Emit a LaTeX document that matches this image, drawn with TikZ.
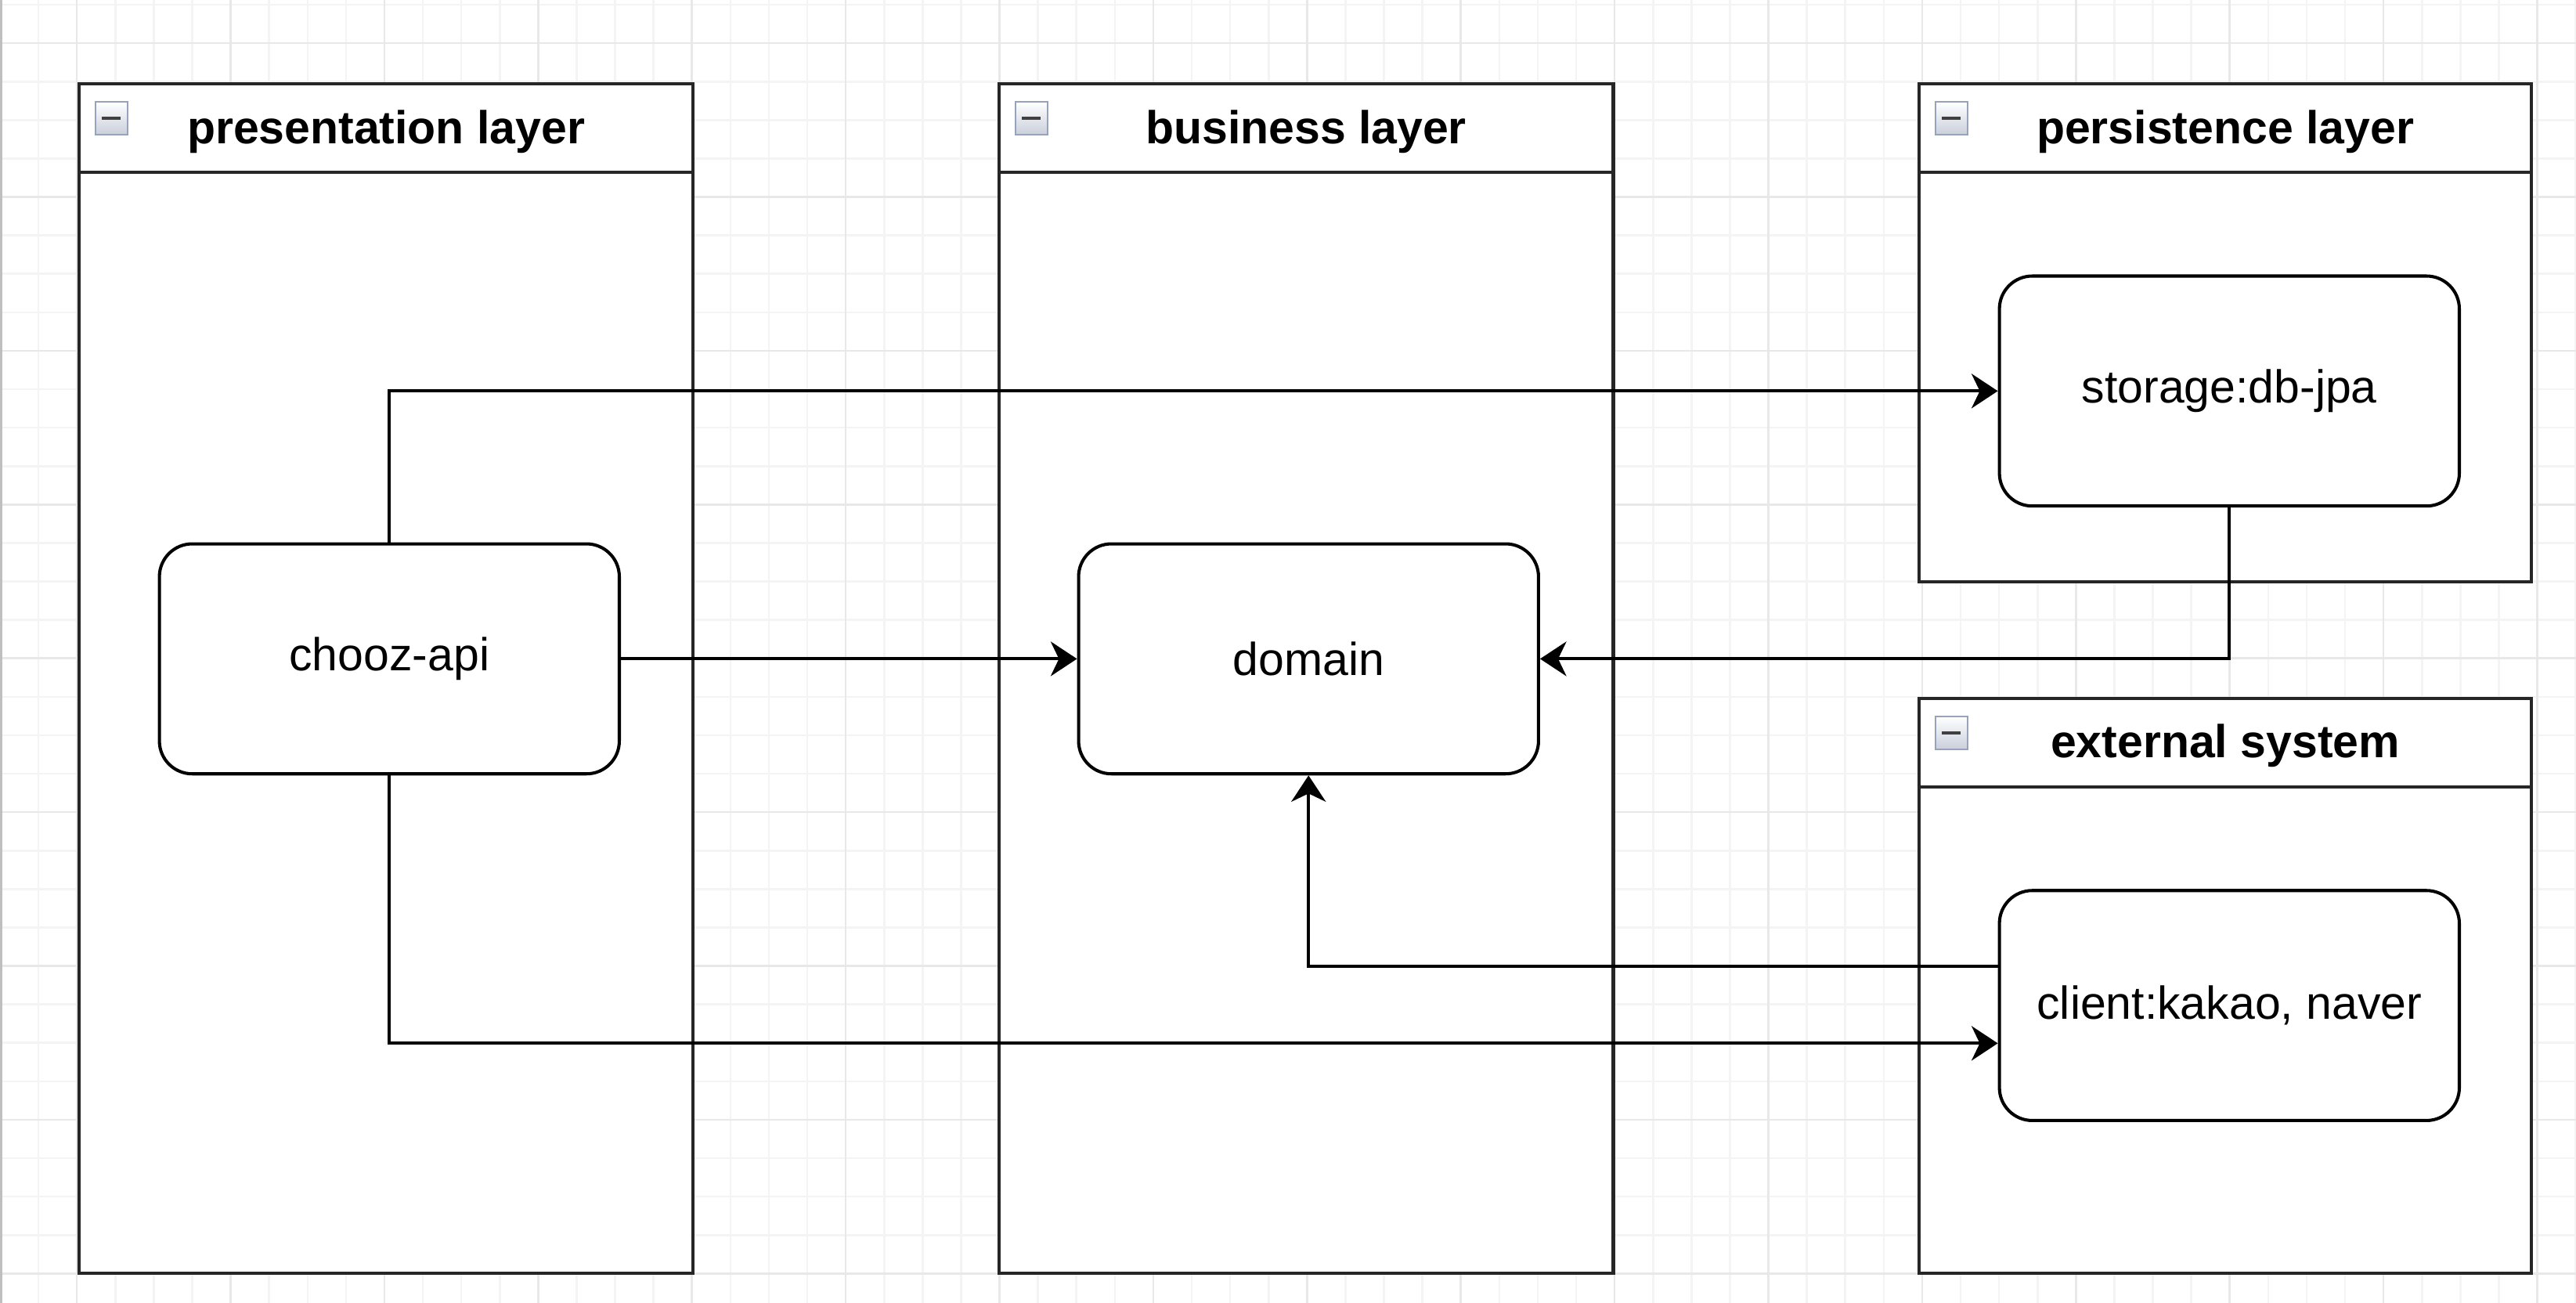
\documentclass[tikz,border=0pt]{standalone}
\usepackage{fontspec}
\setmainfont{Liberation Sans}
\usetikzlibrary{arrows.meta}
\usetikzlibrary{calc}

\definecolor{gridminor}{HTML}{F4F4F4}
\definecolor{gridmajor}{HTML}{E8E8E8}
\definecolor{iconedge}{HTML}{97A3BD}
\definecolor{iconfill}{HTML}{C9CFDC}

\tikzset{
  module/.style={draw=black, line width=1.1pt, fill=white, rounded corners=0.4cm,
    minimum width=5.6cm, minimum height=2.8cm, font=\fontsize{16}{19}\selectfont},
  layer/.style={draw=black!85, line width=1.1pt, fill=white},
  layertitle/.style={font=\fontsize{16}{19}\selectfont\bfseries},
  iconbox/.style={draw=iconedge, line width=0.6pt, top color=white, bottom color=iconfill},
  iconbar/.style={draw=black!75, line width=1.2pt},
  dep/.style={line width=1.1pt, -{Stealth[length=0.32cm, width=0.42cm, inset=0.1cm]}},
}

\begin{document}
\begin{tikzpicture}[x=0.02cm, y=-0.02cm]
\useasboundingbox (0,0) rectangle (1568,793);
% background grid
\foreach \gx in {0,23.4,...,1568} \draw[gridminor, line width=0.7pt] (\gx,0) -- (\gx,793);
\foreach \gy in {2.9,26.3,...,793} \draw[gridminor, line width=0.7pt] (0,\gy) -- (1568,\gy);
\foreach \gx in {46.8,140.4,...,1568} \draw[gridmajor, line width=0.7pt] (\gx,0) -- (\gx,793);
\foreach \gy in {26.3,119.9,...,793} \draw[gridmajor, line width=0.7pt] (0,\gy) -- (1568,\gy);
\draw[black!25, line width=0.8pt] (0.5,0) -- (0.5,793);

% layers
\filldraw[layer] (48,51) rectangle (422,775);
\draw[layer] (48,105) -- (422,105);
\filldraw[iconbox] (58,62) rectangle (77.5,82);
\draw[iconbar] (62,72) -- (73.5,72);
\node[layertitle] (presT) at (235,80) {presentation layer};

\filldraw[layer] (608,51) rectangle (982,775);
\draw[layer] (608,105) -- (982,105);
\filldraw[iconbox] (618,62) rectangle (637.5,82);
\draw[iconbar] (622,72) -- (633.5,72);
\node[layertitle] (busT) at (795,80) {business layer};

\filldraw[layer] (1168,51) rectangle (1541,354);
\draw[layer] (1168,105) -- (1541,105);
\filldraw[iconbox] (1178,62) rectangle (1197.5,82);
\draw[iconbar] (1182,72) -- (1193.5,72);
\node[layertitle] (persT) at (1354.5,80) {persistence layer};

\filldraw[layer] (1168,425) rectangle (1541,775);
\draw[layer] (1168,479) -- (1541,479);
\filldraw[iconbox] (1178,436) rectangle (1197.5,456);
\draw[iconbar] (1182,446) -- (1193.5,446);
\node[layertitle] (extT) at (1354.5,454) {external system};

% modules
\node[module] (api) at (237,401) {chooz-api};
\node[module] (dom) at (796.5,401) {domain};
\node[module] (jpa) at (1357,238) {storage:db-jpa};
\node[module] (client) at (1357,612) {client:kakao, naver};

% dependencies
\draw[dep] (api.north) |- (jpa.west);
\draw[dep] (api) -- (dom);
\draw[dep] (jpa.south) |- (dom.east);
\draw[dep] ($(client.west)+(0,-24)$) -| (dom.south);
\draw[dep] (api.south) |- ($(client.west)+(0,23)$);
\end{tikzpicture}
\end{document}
...
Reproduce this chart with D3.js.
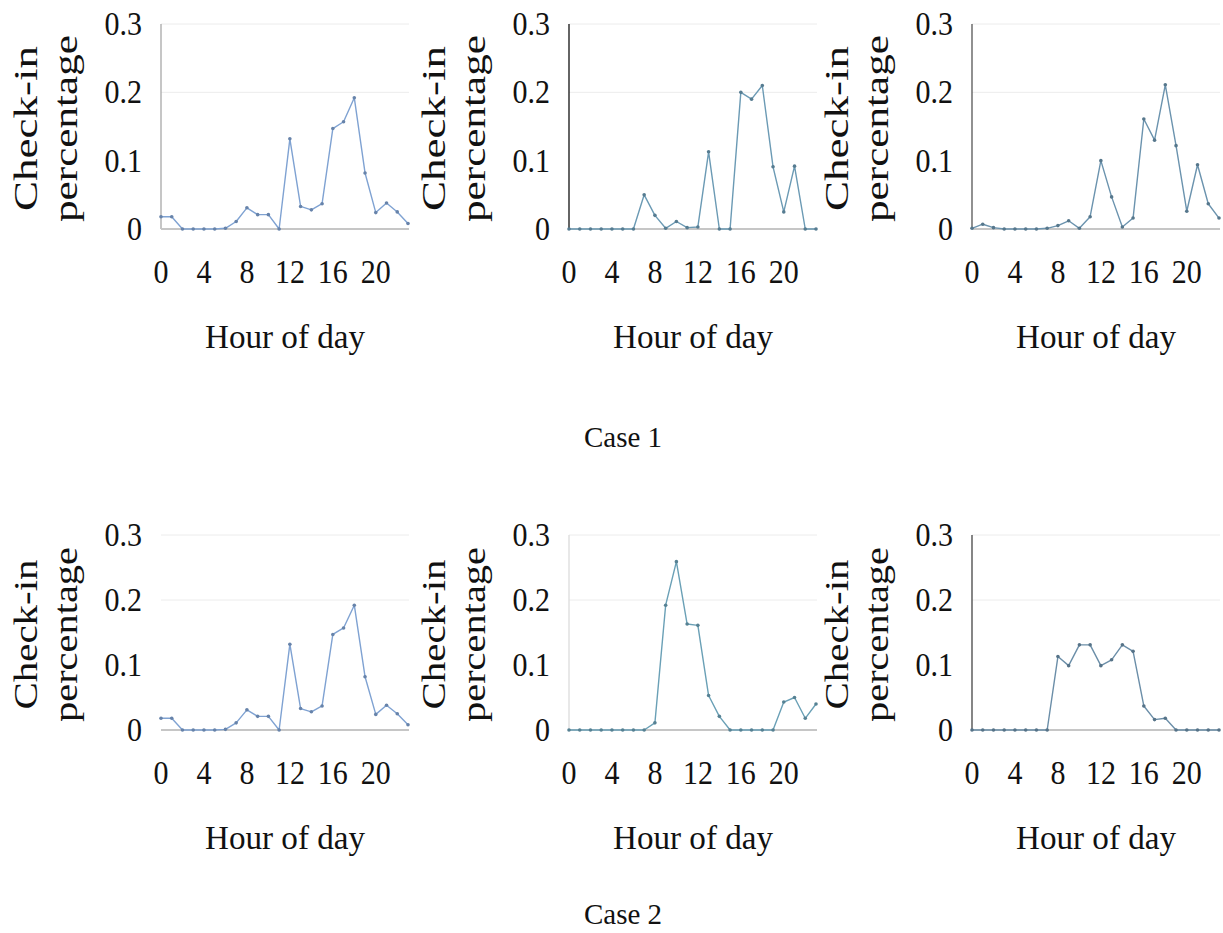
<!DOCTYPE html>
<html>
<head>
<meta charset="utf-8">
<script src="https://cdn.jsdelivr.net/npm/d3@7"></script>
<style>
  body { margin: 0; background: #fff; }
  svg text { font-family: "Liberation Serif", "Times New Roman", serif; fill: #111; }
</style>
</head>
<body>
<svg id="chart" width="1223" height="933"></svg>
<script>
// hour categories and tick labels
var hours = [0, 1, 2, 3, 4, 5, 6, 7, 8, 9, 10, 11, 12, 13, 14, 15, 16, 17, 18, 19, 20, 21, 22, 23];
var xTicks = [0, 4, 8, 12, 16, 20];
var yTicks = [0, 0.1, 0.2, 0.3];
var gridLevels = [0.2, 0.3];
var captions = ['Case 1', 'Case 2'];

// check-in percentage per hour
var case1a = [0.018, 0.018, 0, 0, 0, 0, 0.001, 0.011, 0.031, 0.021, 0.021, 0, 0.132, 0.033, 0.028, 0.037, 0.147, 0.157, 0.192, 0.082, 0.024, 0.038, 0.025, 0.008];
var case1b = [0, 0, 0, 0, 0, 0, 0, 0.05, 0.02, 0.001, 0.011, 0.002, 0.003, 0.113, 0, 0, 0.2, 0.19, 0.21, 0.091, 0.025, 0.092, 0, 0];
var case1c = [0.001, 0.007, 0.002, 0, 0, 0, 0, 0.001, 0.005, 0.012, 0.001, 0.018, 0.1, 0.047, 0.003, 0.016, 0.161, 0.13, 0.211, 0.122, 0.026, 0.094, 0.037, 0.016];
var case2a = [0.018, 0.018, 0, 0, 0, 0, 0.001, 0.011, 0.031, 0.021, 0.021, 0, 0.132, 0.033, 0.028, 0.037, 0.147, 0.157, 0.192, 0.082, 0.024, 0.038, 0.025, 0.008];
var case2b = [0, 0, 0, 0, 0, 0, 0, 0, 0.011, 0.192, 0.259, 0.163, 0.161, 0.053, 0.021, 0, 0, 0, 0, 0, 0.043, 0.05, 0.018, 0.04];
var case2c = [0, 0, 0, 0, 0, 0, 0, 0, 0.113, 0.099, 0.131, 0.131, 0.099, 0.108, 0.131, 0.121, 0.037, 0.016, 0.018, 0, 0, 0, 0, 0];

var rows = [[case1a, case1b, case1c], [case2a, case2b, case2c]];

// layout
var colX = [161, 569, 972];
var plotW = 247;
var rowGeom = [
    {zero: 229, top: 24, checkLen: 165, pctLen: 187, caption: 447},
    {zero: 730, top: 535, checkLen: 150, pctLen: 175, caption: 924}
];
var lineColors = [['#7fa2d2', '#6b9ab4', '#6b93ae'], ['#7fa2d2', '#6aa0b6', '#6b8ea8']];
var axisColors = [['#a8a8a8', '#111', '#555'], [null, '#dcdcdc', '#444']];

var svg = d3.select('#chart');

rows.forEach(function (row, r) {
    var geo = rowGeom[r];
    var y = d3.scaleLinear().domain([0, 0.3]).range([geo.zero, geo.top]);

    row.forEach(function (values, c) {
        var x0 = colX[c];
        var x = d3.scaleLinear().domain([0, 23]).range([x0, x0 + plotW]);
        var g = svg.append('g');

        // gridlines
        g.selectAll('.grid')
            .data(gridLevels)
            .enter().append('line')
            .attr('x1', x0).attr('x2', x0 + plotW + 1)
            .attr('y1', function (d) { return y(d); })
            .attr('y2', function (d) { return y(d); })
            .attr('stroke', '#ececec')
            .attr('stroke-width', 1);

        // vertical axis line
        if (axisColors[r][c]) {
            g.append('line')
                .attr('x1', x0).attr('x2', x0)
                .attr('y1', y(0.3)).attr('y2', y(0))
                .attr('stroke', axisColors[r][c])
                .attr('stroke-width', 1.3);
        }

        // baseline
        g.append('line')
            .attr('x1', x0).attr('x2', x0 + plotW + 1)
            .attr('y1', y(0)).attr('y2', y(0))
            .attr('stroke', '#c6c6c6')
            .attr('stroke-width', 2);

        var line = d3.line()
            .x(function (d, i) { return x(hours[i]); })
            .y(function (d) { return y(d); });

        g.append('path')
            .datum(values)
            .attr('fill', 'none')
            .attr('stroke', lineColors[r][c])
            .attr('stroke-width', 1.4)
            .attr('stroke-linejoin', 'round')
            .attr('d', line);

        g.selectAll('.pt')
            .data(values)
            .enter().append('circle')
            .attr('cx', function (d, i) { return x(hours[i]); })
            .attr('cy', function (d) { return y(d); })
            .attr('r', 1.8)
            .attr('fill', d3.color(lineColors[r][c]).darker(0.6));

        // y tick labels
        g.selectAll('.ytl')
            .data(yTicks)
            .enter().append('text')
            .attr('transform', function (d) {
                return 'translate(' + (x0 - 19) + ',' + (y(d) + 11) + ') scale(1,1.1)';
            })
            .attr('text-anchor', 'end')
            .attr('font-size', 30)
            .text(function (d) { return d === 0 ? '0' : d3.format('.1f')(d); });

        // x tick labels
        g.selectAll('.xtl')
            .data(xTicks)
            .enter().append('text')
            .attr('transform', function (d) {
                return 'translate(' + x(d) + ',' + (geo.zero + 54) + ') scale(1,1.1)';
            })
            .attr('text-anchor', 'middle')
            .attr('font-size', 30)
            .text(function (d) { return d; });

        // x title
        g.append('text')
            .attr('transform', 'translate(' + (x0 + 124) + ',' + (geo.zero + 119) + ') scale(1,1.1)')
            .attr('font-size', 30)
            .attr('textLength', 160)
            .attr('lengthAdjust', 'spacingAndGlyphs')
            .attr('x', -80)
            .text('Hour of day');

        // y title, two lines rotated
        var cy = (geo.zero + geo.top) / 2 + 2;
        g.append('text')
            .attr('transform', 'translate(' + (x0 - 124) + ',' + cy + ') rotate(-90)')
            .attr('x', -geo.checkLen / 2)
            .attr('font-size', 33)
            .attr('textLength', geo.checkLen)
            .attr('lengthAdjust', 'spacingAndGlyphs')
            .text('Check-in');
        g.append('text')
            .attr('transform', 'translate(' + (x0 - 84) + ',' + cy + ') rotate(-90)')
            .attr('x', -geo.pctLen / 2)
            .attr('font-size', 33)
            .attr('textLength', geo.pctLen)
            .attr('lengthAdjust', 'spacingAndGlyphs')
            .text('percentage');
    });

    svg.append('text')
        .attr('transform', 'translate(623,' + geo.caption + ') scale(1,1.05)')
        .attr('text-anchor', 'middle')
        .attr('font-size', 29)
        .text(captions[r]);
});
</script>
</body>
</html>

WORK INSTRUCTIONS:
Check all the records above and select each line where the string "with" is found.

OUTPUT BELOW:
Emit a LaTeX document that matches this image, drawn with TikZ.
Reproduce this chart with D3.js.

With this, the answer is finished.